Exercise task >> Using the records below, locate all lines containing "that" and return them.

* Start Stored records *

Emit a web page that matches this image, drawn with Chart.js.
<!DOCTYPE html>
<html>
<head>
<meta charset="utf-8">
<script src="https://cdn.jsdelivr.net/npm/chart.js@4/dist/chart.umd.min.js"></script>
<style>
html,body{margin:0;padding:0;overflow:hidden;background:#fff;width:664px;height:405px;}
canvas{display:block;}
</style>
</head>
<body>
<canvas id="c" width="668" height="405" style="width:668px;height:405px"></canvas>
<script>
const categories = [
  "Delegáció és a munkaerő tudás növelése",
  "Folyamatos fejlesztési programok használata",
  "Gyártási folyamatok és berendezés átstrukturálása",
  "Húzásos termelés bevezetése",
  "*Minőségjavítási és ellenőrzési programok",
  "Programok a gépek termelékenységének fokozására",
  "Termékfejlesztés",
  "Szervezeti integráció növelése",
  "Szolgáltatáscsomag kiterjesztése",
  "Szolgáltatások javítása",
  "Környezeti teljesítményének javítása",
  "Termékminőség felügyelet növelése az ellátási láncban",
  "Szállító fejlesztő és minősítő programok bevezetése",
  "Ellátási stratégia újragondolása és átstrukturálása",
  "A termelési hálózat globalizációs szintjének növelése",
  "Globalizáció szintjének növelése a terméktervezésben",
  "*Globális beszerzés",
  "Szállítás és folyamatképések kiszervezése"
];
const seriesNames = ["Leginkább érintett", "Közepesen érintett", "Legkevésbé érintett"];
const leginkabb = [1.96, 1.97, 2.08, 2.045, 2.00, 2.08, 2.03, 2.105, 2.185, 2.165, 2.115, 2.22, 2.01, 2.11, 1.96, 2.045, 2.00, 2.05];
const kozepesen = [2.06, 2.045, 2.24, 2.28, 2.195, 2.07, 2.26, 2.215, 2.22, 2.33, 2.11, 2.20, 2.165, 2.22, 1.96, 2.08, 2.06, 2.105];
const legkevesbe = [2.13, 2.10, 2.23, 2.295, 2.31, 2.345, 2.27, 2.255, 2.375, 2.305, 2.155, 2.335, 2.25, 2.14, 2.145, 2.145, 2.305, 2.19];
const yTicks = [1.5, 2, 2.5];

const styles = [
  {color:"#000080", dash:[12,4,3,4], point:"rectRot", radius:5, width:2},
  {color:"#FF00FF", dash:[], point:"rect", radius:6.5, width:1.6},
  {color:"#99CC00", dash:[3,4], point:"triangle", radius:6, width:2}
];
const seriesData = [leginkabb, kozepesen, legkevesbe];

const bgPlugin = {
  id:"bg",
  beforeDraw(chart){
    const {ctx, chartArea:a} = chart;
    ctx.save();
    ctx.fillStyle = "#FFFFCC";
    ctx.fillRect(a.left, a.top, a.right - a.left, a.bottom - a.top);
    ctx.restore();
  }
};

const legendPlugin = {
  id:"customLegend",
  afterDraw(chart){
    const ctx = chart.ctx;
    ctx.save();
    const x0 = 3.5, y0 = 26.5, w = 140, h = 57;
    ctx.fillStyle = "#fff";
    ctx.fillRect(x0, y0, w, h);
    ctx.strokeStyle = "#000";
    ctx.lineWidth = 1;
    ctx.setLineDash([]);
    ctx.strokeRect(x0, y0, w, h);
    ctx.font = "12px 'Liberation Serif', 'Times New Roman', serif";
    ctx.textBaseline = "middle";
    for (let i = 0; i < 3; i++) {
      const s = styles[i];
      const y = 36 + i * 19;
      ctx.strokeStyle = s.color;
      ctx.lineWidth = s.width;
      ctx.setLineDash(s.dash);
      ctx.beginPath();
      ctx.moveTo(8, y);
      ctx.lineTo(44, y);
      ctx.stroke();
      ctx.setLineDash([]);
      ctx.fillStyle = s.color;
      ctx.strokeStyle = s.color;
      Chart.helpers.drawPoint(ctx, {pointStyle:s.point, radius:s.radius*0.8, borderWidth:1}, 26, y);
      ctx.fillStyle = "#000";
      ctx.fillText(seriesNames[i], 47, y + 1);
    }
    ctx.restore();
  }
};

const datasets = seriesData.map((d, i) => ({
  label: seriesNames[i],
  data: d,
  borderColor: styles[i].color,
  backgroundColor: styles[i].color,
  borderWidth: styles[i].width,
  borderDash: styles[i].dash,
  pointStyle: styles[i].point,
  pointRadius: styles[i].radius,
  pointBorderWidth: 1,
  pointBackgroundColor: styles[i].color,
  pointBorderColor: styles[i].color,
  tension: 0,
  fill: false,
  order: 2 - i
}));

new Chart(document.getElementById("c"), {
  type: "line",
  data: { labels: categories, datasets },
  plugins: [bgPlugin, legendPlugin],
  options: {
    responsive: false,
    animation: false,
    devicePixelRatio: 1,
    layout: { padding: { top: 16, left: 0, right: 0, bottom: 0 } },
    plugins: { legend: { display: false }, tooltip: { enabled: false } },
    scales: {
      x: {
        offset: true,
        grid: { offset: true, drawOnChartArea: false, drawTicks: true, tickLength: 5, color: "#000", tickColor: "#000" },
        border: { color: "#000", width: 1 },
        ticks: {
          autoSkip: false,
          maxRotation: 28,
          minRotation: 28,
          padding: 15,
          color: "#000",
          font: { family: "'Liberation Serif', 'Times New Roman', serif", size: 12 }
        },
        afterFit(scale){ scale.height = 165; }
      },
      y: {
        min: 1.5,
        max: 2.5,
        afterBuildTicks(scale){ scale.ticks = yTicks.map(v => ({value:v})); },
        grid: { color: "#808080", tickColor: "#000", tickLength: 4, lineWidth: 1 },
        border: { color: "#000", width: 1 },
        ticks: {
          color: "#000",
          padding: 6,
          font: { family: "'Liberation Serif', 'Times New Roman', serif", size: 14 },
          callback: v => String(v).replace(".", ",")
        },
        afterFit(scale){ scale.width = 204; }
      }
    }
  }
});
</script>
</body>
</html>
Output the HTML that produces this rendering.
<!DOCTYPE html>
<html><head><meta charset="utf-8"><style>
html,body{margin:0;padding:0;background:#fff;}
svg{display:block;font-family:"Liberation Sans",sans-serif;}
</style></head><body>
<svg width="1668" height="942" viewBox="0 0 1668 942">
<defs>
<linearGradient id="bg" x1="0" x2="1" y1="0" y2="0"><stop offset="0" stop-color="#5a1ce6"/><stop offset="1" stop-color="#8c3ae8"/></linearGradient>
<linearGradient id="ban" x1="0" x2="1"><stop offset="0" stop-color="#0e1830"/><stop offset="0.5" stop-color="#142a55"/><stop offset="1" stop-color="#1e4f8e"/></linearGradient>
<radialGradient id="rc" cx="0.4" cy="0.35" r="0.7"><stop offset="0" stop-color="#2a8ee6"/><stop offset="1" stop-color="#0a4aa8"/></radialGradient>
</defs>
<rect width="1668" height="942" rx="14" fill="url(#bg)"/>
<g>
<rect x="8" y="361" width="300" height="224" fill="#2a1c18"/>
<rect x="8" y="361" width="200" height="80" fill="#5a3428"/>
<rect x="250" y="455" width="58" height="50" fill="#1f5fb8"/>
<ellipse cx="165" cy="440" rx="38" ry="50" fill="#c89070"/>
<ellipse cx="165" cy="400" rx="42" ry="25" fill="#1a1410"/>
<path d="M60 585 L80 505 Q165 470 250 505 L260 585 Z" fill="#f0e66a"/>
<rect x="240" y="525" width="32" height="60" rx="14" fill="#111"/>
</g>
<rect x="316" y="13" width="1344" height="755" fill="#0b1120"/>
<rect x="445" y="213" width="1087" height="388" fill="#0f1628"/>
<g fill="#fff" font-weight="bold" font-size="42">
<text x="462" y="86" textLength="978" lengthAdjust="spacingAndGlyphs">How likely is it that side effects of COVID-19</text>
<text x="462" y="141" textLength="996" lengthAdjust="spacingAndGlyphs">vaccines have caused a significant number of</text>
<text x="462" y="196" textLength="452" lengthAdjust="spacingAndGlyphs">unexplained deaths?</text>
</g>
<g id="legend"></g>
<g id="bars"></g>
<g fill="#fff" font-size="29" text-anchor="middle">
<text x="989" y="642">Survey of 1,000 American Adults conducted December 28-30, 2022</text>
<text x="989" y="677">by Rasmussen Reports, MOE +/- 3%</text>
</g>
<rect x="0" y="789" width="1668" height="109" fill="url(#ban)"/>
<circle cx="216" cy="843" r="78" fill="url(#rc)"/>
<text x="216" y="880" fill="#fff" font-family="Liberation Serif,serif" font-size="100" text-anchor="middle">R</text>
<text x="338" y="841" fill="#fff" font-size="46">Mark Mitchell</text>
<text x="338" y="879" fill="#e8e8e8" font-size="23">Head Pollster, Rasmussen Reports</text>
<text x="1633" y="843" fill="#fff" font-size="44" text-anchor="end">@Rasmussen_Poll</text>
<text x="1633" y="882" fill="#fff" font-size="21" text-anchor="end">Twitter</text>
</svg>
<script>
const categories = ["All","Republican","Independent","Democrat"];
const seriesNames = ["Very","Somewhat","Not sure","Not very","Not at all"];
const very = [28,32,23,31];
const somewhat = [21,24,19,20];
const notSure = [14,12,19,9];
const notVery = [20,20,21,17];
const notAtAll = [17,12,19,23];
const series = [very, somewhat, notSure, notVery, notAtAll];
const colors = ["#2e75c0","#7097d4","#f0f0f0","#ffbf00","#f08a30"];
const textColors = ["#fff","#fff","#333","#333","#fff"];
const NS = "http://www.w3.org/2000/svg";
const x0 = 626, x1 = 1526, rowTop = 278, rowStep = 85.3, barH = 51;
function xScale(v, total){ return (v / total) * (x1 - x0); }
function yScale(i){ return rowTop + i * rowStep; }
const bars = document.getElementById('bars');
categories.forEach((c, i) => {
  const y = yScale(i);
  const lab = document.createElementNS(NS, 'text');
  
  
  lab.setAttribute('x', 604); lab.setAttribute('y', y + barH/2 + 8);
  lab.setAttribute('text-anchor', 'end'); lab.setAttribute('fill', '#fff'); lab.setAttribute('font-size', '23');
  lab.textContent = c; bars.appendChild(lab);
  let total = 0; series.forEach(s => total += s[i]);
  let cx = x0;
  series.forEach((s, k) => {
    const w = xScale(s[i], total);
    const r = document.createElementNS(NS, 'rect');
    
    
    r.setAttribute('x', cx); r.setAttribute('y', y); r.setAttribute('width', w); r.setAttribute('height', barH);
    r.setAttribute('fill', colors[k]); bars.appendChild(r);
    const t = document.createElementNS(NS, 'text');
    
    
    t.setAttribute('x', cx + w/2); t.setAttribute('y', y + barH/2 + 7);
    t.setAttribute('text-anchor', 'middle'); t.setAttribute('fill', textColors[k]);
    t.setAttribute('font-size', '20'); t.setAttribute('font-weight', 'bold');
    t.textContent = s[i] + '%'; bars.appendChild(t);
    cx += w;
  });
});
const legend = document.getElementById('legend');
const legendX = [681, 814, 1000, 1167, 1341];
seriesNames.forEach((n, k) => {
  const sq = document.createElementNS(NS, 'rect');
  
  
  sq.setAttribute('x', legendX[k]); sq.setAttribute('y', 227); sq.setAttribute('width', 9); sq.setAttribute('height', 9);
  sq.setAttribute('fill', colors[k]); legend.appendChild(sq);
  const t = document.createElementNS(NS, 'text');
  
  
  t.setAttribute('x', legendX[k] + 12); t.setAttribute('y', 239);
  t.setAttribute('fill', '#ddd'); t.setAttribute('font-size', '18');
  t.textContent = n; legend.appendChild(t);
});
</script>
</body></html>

* End Stored records *

Exercise solution >>
Emit a web page that matches this image, drawn with Chart.js.
Output the HTML that produces this rendering.
<text x="462" y="86" textLength="978" lengthAdjust="spacingAndGlyphs">How likely is it that side effects of COVID-19</text>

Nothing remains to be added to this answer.